Washington claims Huawei is backed by the Chinese military and poses a national security risk, claims the company denies.
NCSC has examined the impact of the sanctions, including the fact that they effectively prevent the company from being able to use critical software to design and simulate chips before their fabrication, as well as stopping third-party manufacturers from being able to use equipment needed to produce some of Huawei’s most advanced processors.
The risk is that as a consequence Huawei would have to start sourcing chips from elsewhere, which UK security officials might not be able to properly vet.
“Clearly the US sanctions will present challenges and that is what that advice is about,” Mr Dowden told the BBC.
He said a final decision had yet to be taken, but added: “We want to diversify away from these so called high-risk vendors, of which Huawei is is the principal one… we want to be in a position where we don’t have high-risk vendors in our networks at all.”
Mr Dowden said he aimed to tell Parliament of any policy change before MPs rose for the summer recess on 22 July.
‘Bear the consequences’
It remains unclear how far the government will go.
The Sunday Times reported that BT and Vodafone had asked to be given until 2030 to remove Huawei’s equipment from their existing 5G infrastructure.
But ex-Tory leader Sir Iain Duncan Smith told the BBC: “The government now must act and make sure that Huawei or any other untrusted vendor is never to be in our telecom system.”
And one of his allies, Bob Seely MP, told the Telegraph: “2029 is going to be too long for some colleagues, who want to see Huawei out of the system by the end of this parliament.”
In theory, the Prime Minister could decide to go further, ordering Huawei’s kit to be removed from 3G and 4G networks, and even the tens of thousands of roadside cabinets it is currently sits in providing broadband connectivity.
But experts have warned that the cost of this would run into “billions of pounds” and would cause major delays to the rollout of full-fibre internet.
When asked about this, Mr Johnson said: “We have to come up with the right technological solutions, but also we will have to make sure that we can continue to deliver the broadband that the UK needs.”
A spokesman for the prime minister added that there was “no change to [the] broadband 2025 target”.
China’s introduction of a controversial security law giving it new powers over Hong Kong, and the subsequent arrest of some pro-democracy protesters may put the prime minister under further pressure to take a tough stance.
Former Labour business minister Peter Mandelson said the forthcoming US sanctions – which are due to come into effect in September – provided “a cover” for the UK to change its position.
“President Trump has undoubtedly succeeded in overturning the government’s original decision about Huawei equipment in Britain’s 5G network,” he added.

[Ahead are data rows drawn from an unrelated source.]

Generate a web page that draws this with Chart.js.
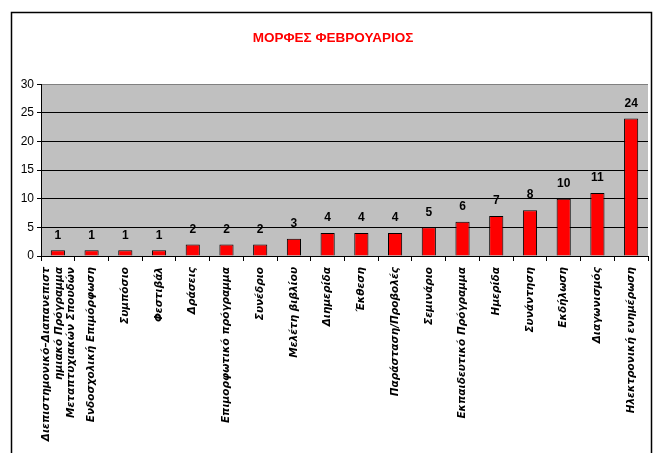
<!DOCTYPE html>
<html>
<head>
<meta charset="utf-8">
<script src="https://cdn.jsdelivr.net/npm/chart.js@4"></script>
<style>
    body { margin: 0; background: #fff; overflow: hidden; }
    #wrap { width: 657px; height: 453px; overflow: hidden; }
</style>
</head>
<body>
<div id="wrap"><canvas id="formsChart" width="657" height="453"></canvas></div>
<script>
const categories = [
    ["Διεπιστημονικό–Διαπανεπιστ", "ημιακό Πρόγραμμα", "Μεταπτυχιακών Σπουδών"],
    "Ενδοσχολική Επιμόρφωση",
    "Συμπόσιο",
    "Φεστιβάλ",
    "Δράσεις",
    "Επιμορφωτικό πρόγραμμα",
    "Συνέδριο",
    "Μελέτη βιβλίου",
    "Διημερίδα",
    "Έκθεση",
    "Παράσταση/Προβολές",
    "Σεμινάριο",
    "Εκπαιδευτικό Πρόγραμμα",
    "Ημερίδα",
    "Συνάντηση",
    "Εκδήλωση",
    "Διαγωνισμός",
    "Ηλεκτρονική ενημέρωση"
];
const counts = [1, 1, 1, 1, 2, 2, 2, 3, 4, 4, 4, 5, 6, 7, 8, 10, 11, 24];
const yTicks = [0, 5, 10, 15, 20, 25, 30];

// white page, outer frame and grey plot background
const backdrop = {
    id: "backdrop",
    beforeDraw(chart) {
        const c = chart.ctx;
        const a = chart.chartArea;
        c.save();
        c.fillStyle = "#fff";
        c.fillRect(0, 0, chart.width, chart.height);
        c.strokeStyle = "#000";
        c.lineWidth = 1.5;
        c.beginPath();
        c.moveTo(11.5, chart.height);
        c.lineTo(11.5, 12.5);
        c.lineTo(651.5, 12.5);
        c.lineTo(651.5, chart.height);
        c.stroke();
        c.fillStyle = "#c0c0c0";
        c.fillRect(a.left, a.top, a.right - a.left, a.bottom - a.top);
        c.restore();
    }
};

// value printed above each bar
const barValues = {
    id: "barValues",
    afterDatasetsDraw(chart) {
        const c = chart.ctx;
        const meta = chart.getDatasetMeta(0);
        c.save();
        c.fillStyle = "#000";
        c.font = "bold 12px 'Liberation Sans Narrow', 'Liberation Sans', Arial";
        c.textAlign = "center";
        c.textBaseline = "middle";
        meta.data.forEach((bar, i) => {
            c.fillText(String(counts[i]), bar.x, bar.y - 15);
        });
        c.restore();
    }
};

// vertical category names, multi-line names centred on their tick
const categoryNames = {
    id: "categoryNames",
    afterDraw(chart) {
        const c = chart.ctx;
        const x = chart.scales.x;
        const lineH = 12.5;
        c.save();
        c.fillStyle = "#000";
        c.font = "italic bold 10.5px 'DejaVu Sans', Verdana";
        c.textAlign = "right";
        c.textBaseline = "middle";
        categories.forEach((name, i) => {
            const lines = Array.isArray(name) ? name : [name];
            const cx = x.getPixelForValue(i) + (lines.length > 1 ? 1 : 0);
            lines.forEach((line, k) => {
                const off = (k - (lines.length - 1) / 2) * lineH;
                c.save();
                c.translate(cx + off, x.top + 11);
                c.rotate(-Math.PI / 2);
                c.fillText(line, 0, 0);
                c.restore();
            });
        });
        c.restore();
    }
};

const ctx = document.getElementById("formsChart").getContext("2d");
const formsChart = new Chart(ctx, {
    type: "bar",
    data: {
        labels: categories,
        datasets: [{
            data: counts,
            backgroundColor: "#ff0000",
            borderColor: "#000",
            borderWidth: 1,
            barPercentage: 0.84,
            categoryPercentage: 0.5
        }]
    },
    options: {
        responsive: false,
        animation: false,
        layout: { padding: { top: 0, right: 9, bottom: 0, left: 18 } },
        plugins: {
            legend: { display: false },
            tooltip: { enabled: false },
            title: {
                display: true,
                text: "ΜΟΡΦΕΣ ΦΕΒΡΟΥΑΡΙΟΣ",
                color: "#ff0000",
                font: { family: "'Liberation Sans Narrow', 'Liberation Sans', Arial", size: 13.5, weight: "bold", lineHeight: 1.2 },
                padding: { top: 30, bottom: 38 }
            }
        },
        scales: {
            x: {
                offset: true,
                grid: {
                    offset: true,
                    drawOnChartArea: false,
                    color: "#000",
                    tickLength: 5,
                    tickColor: "#000"
                },
                border: { color: "#000", width: 1 },
                ticks: { display: false },
                afterFit(scale) { scale.height = 197; }
            },
            y: {
                min: 0,
                max: 30,
                afterBuildTicks(scale) { scale.ticks = yTicks.map(v => ({ value: v })); },
                grid: {
                    color: c => c.tick && c.tick.value === 30 ? "#808080" : "#000",
                    tickLength: 4,
                    tickColor: "#000"
                },
                border: { color: "#000", width: 1 },
                ticks: {
                    padding: 3,
                    color: "#000",
                    font: { family: "'Liberation Sans', Arial", size: 12 }
                },
                afterFit(scale) { scale.width = 23; }
            }
        }
    },
    plugins: [backdrop, barValues, categoryNames]
});
</script>
</body>
</html>
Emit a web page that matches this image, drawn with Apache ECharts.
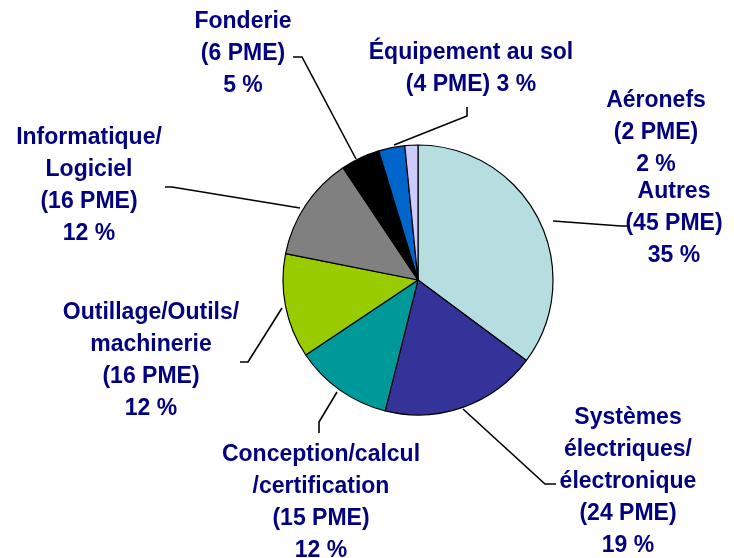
<!DOCTYPE html>
<html>
<head>
<meta charset="utf-8">
<script src="https://cdn.jsdelivr.net/npm/echarts@6/dist/echarts.min.js"></script>
<style>
  html, body { margin: 0; padding: 0; background: #fff; }
  #chart { width: 734px; height: 558px; }
</style>
</head>
<body>
<div id="chart"></div>
<script>
// secteurs, dans l'ordre horaire depuis midi
const sectors = [
  'Autres',
  'Systèmes\nélectriques/\nélectronique',
  'Conception/calcul\n/certification',
  'Outillage/Outils/\nmachinerie',
  'Informatique/\nLogiciel',
  'Fonderie',
  'Équipement au sol',
  'Aéronefs'
];
const pmeCounts = [45, 24, 15, 16, 16, 6, 4, 2];
const colors = ['#b6dee0', '#333399', '#009999', '#99cc00', '#808080', '#000000', '#0066cc', '#ccccff'];

// placement des étiquettes (centre x, haut y) et lignes de rappel
const labelPos = [
  [674, 176], [628, 402], [321, 439], [151, 297],
  [89, 122], [243, 6], [471, 37], [656, 85]
];
const leaderLines = [
  [[553, 221], [621, 226], [630, 226]],
  [[463, 409], [545, 484], [556, 484]],
  [[337, 392], [319, 422], [319, 433]],
  [[282, 308], [248, 362], [240, 362]],
  [[300, 208], [172, 187], [165, 187]],
  [[356, 159], [302, 57], [293, 57]],
  [[394, 145], [467, 116], [467, 107]],
  null
];

const chart = echarts.init(document.getElementById('chart'));
chart.setOption({
  animation: false,
  series: [
    {
      type: 'pie',
      center: [418, 280],
      radius: 135,
      startAngle: 90,
      clockwise: true,
      avoidLabelOverlap: false,
      percentPrecision: 0,
      silent: true,
      itemStyle: { borderColor: '#000', borderWidth: 1.2 },
      label: {
        show: true,
        color: '#000080',
        fontFamily: 'Liberation Sans, Arial, sans-serif',
        fontWeight: 'bold',
        fontSize: 23,
        lineHeight: 32,
        align: 'center',
        formatter: p =>
          p.name + '\n(' + p.value + ' PME)' + (p.dataIndex === 6 ? ' ' : '\n') + p.percent + ' %'
      },
      labelLine: {
        show: true,
        lineStyle: { color: '#000', width: 1.6 }
      },
      labelLayout: params => {
        const i = params.dataIndex;
        const out = {
          x: labelPos[i][0],
          y: labelPos[i][1],
          align: 'center',
          verticalAlign: 'top'
        };
        if (leaderLines[i]) out.labelLinePoints = leaderLines[i];
        return out;
      },
      data: sectors.map((name, i) => ({
        name: name,
        value: pmeCounts[i],
        itemStyle: { color: colors[i] },
        labelLine: { show: leaderLines[i] !== null }
      }))
    }
  ]
});
</script>
</body>
</html>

“This is fundamentally not a question of security. It’s a commercial war between the US and China.
“President Trump said he wanted to demolish Huawei, and he’s doing so through very draconian sanctions.”
But Nigel Inkster, the former director of operations at MI6, told the BBC that the UK needed to avoid becoming “collateral damage” of a clash between the two superpowers.
“It’s going to be very important for the UK to manoeuvre adroitly to ensure that we don’t get forced into making a binary choice in this area, in ways that could be very detrimental to our long-term interest,” he said.
When questioned about the issue, China’s ambassador to the UK said the wider Chinese business community was watching to see how the UK handled the case.
“We want to be your friend. We want to be your partner,” added Liu Xiaoming.
“But if you want to make China a hostile country, you will have to bear the consequences.”
On Thursday, MPs will discuss the issue further at the House of Commons science and technology committee when it questions Huawei, Vodafone and BT about the implications of a potential ban.